Wednesday, May 20, 2015

Hindus 25% more likely to defecate in open than Muslims, says US research study

By Rajiv Shah
A controversial study, carried out by a prominent US-based research organization, has said that “despite relative economic advantage, India’s majority Hindu population is 25 percentage points more likely to defecate in the open than the minority Muslim population.” The study quotes Manusmriti (Chapter 4 verse 151) to suggest why it may be more prevalent among Hindus, “Far from his dwelling let him remove urine and excreta”.
Carried out by Michael Geruso and Dean Spears for the National Bureau of Economic Research (NBER), the US’s leading nonprofit economic research organization, where 24 Nobel prize winning economics have worked, the study says, there appears to be a direct correlation between infant mortality rate (IMR) and sanitation.
Quoting several studies, the study, titled "Neighborhood Sanitation and Infant Mortality", says that IMR among Muslims “is 17 per cent lower than among Hindus, with an additional 1.1 infants per 100 surviving.” The authors believe that this “large difference can be entirely accounted for by latrine use.”
The study is based on Sanitation Quality, Use, Access, and Trends (SQUAT) survey, carried out in 2013-14 in Bihar, Haryana, Madhya Pradesh, Rajasthan, and Uttar Pradesh, which, it says, “are home to 40 per cent of the population of India”, and where 45 per cent of households in India without a toilet or latrine.”
The surveyors interviewed 3,235 adults about their defecation practices and views on latrines and latrine use, and collected individual level latrine use data for 22,787 household members.
The scholars say, survey results confirm the data from the “most recent wave of the National Family Health Survey (NFHS) of India” which show that “as of 2005, 68 per cent of Hindu households defecate in the open —e.g., in fields, near streets, or behind bushes.

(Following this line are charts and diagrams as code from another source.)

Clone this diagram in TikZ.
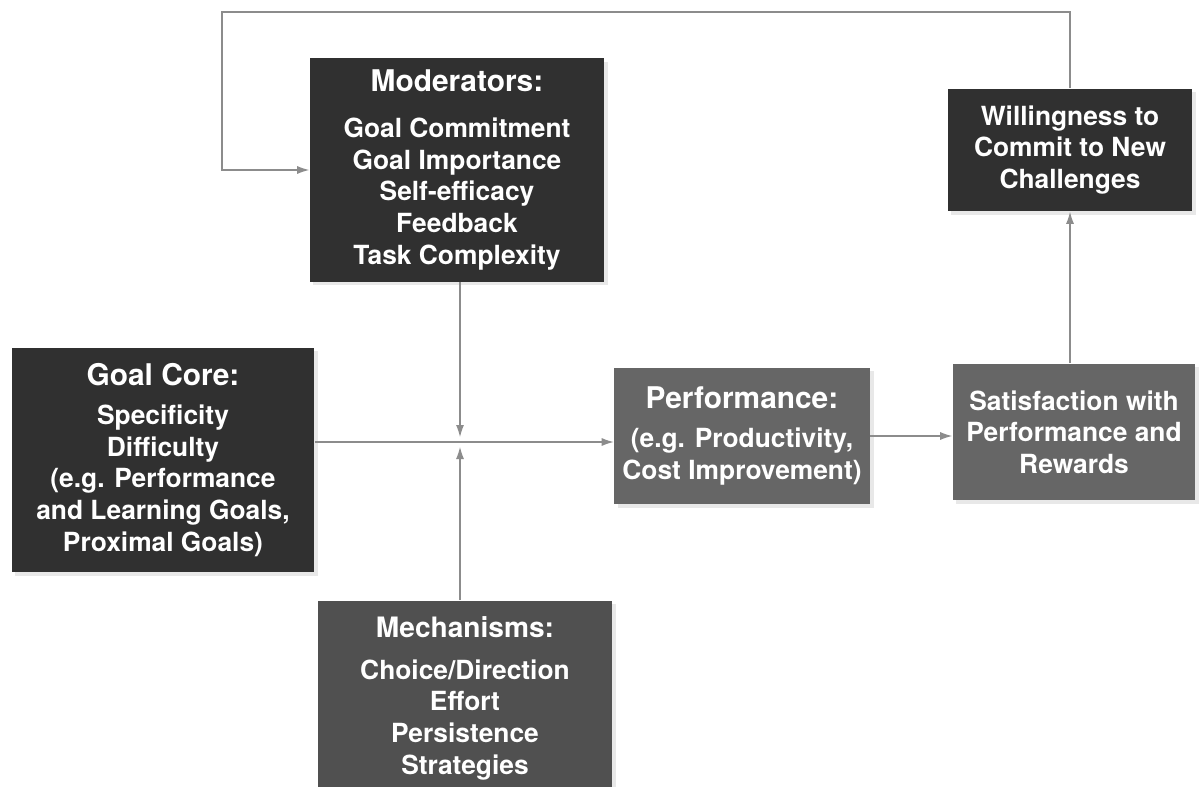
\documentclass[tikz,border=0pt]{standalone}
\usepackage{fontspec}
\setmainfont{TeX Gyre Heros}
\usetikzlibrary{arrows.meta,shadows}

\definecolor{boxdark}{HTML}{303030}
\definecolor{boxmid}{HTML}{505050}
\definecolor{boxlight}{HTML}{666666}
\definecolor{linegray}{HTML}{8C8C8C}

\begin{document}
\begin{tikzpicture}[x=0.02cm,y=-0.02cm,
    box/.style={fill=boxdark,text=white,align=center,inner sep=0pt,
      font=\bfseries\fontsize{15}{18}\selectfont,
      drop shadow={opacity=0.18,shadow xshift=2pt,shadow yshift=-2pt}},
    arr/.style={-{Latex[length=2.4mm,width=1.6mm]},draw=linegray,line width=0.6pt}]
  \clip (0,0) rectangle (1203,787);
  \fill[white] (0,0) rectangle (1203,787);

  \node[box,minimum width=5.9cm,minimum height=4.48cm] (moderators) at (457,170)
    {{\fontsize{17}{20}\selectfont Moderators:}\\[8pt]
     Goal Commitment\\ Goal Importance\\ Self-efficacy\\ Feedback\\ Task Complexity};
  \node[box,minimum width=4.9cm,minimum height=2.46cm] (willing) at (1070,150)
    {Willingness to\\ Commit to New\\ Challenges};
  \node[box,minimum width=6.06cm,minimum height=4.5cm] (goalcore) at (163,460)
    {{\fontsize{17}{20}\selectfont Goal Core:}\\[4pt]
     Specificity\\ Difficulty\\ (e.g. Performance\\ and Learning Goals,\\ Proximal Goals)};
  \node[box,fill=boxlight,minimum width=5.12cm,minimum height=2.74cm] (performance) at (742,436)
    {{\fontsize{17}{20}\selectfont Performance:}\\[4pt]
     (e.g. Productivity,\\ Cost Improvement)};
  \node[box,fill=boxlight,minimum width=4.86cm,minimum height=2.74cm] (satisfaction) at (1074,432)
    {Satisfaction with\\ Performance and\\ Rewards};
  \node[box,fill=boxmid,minimum width=5.9cm,minimum height=3.9cm] (mechanisms) at (465,698)
    {{\fontsize{16}{19}\selectfont Mechanisms:}\\[6pt]
     Choice/Direction\\ Effort\\ Persistence\\ Strategies};

  % where the two mediating arrows meet
  \coordinate (jn) at (460,442);
  \coordinate (jtop) at (460,437);
  \coordinate (jbot) at (460,447);
  \coordinate (loopcorner) at (222,12);

  \draw[arr] (goalcore.east |- jn) -- (performance.west |- jn);
  \draw[arr] (moderators.south -| jn) -- (jtop);
  \draw[arr] (mechanisms.north -| jn) -- (jbot);
  \draw[arr] (performance.east) -- (satisfaction.west |- performance.east);
  \draw[arr] (satisfaction.north -| willing.south) -- (willing.south);
  \draw[arr] (willing.north) |- (loopcorner) |- (moderators.west);
\end{tikzpicture}
\end{document}
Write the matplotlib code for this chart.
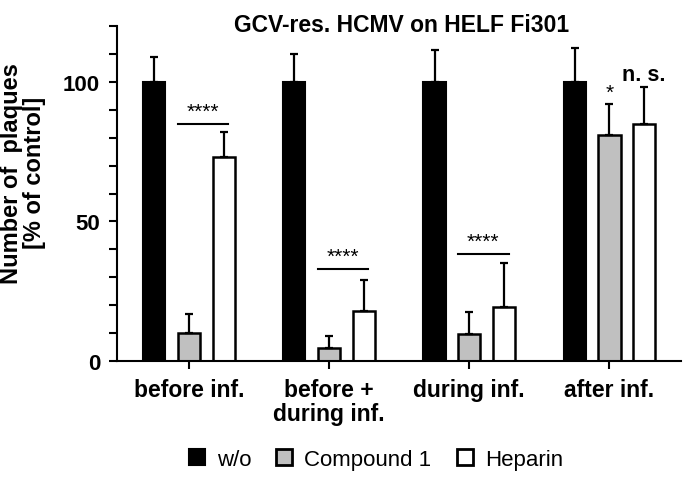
import numpy as np
import matplotlib
matplotlib.use('Agg')
import matplotlib.pyplot as plt
from matplotlib.lines import Line2D

plt.rcParams['font.family'] = ['Liberation Sans', 'DejaVu Sans']

# Data
groups = ['before inf.', 'before +\nduring inf.', 'during inf.', 'after inf.']
wo = [100, 100, 100, 100]
wo_err = [9, 10, 11.5, 12]
comp = [10, 4.8, 9.5, 81]
comp_err = [7, 4.2, 8, 11]
hep = [73, 18, 19.5, 85]
hep_err = [9, 11, 15.5, 13]

# significance bars: (group, height, label)
sig_groups = [0, 1, 2]
sig_heights = [85, 33, 38.5]
sig_labels = ['****', '****', '****']

fig = plt.figure(figsize=(6.83, 4.85), dpi=100)
ax = fig.add_axes([0.171, 0.2536, 0.826, 0.6906])

x = np.arange(len(groups))
off = 0.248
w = 0.158
err_kw = dict(ecolor='black', elinewidth=1.6, capsize=3, capthick=1.6)

ax.bar(x - off, wo, w, color='black', edgecolor='black', linewidth=1.5,
       yerr=[np.zeros(4), wo_err], error_kw=err_kw)
ax.bar(x, comp, w, color='#c0c0c0', edgecolor='black', linewidth=1.8,
       yerr=[np.zeros(4), comp_err], error_kw=err_kw)
ax.bar(x + off, hep, w, color='white', edgecolor='black', linewidth=1.8,
       yerr=[np.zeros(4), hep_err], error_kw=err_kw)

# significance markers
for g, h, lab in zip(sig_groups, sig_heights, sig_labels):
    ax.plot([g - 0.08, g + 0.28], [h, h], color='black', lw=1.5)
    ax.text(g + 0.1, h + 1, lab, ha='center', va='bottom', fontsize=15)
ax.text(3, 93, '*', ha='center', va='bottom', fontsize=15)
ax.text(3 + off, 99, 'n. s.', ha='center', va='bottom', fontsize=15.5,
        fontweight='bold')

ax.set_xlim(-0.515, 3.51)
ax.set_ylim(0, 120)
ax.set_xticks(x)
ax.set_xticklabels(groups, fontsize=16.5, fontweight='bold', linespacing=1.1)
ax.set_yticks(range(0, 121, 10))
ax.set_yticklabels(['0', '', '', '', '', '50', '', '', '', '', '100', '', ''],
                   fontsize=16, fontweight='bold')
ax.tick_params(direction='out', length=6, width=1.5, pad=6)
ax.spines['top'].set_visible(False)
ax.spines['right'].set_visible(False)
ax.spines['left'].set_linewidth(1.5)
ax.spines['bottom'].set_linewidth(1.5)

# y label placed in figure coordinates
fig.text(0.034, 0.643, 'Number of  plaques\n[% of control]', fontsize=17,
         fontweight='bold', linespacing=1.0, rotation=90, ha='center',
         va='center', multialignment='center')
fig.text(0.5886, 0.934, 'GCV-res. HCMV on HELF Fi301', fontsize=16.5,
         fontweight='bold', ha='center', va='baseline')

handles = [
    Line2D([], [], marker='s', ls='', markersize=11, markerfacecolor='black',
           markeredgecolor='black', markeredgewidth=1.5),
    Line2D([], [], marker='s', ls='', markersize=11, markerfacecolor='#c0c0c0',
           markeredgecolor='black', markeredgewidth=2),
    Line2D([], [], marker='s', ls='', markersize=11, markerfacecolor='white',
           markeredgecolor='black', markeredgewidth=2),
]
fig.legend(handles, ['w/o', 'Compound 1', 'Heparin'], loc='center',
           bbox_to_anchor=(0.548, 0.051), ncol=3, frameon=False, fontsize=16,
           handletextpad=0.4, columnspacing=1.0, handlelength=1.0)

fig.savefig('out.png', dpi=100)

In comparison, only 43 per cent of the relatively poorer Muslim households do so.”
They further say, the survey results show that “a substantial minority of Hindus who reside in a household with a working latrine nonetheless choose to defecate in the open.” Thus, “25 per cent of Hindus who own functional latrines choose not to use them, compared to 10 per cent of Muslims.”
Giving reasons for higher rate of open defection among Hindus, the study says, “Sanitation practices may have evolved differently across Muslim and Hindu communities for purely secular reasons, and could have been privately or socially optimal given the context under which they arose.”
The scholars say, “Cultural scholars attribute the modern persistence of open defecation among Hindus in India to the persistence of the Hindu caste system, with its ritual avoidance of excreta.”
They point out, in this context, without naming anyone, “Recently, Hindu politicians across the political spectrum have publicly recognized this pattern.” And, “nearly a century ago, Gandhi campaigned to change Indian behavior with respect to excreta disposal, famously declaring, ‘Sanitation is more important than independence’.”
“In short”, they say, “The prominence of open defecation among Hindus is not merely a matter of the affordability of latrines and toilets. Instead, Hindus report and reveal clear preferences against using latrines.”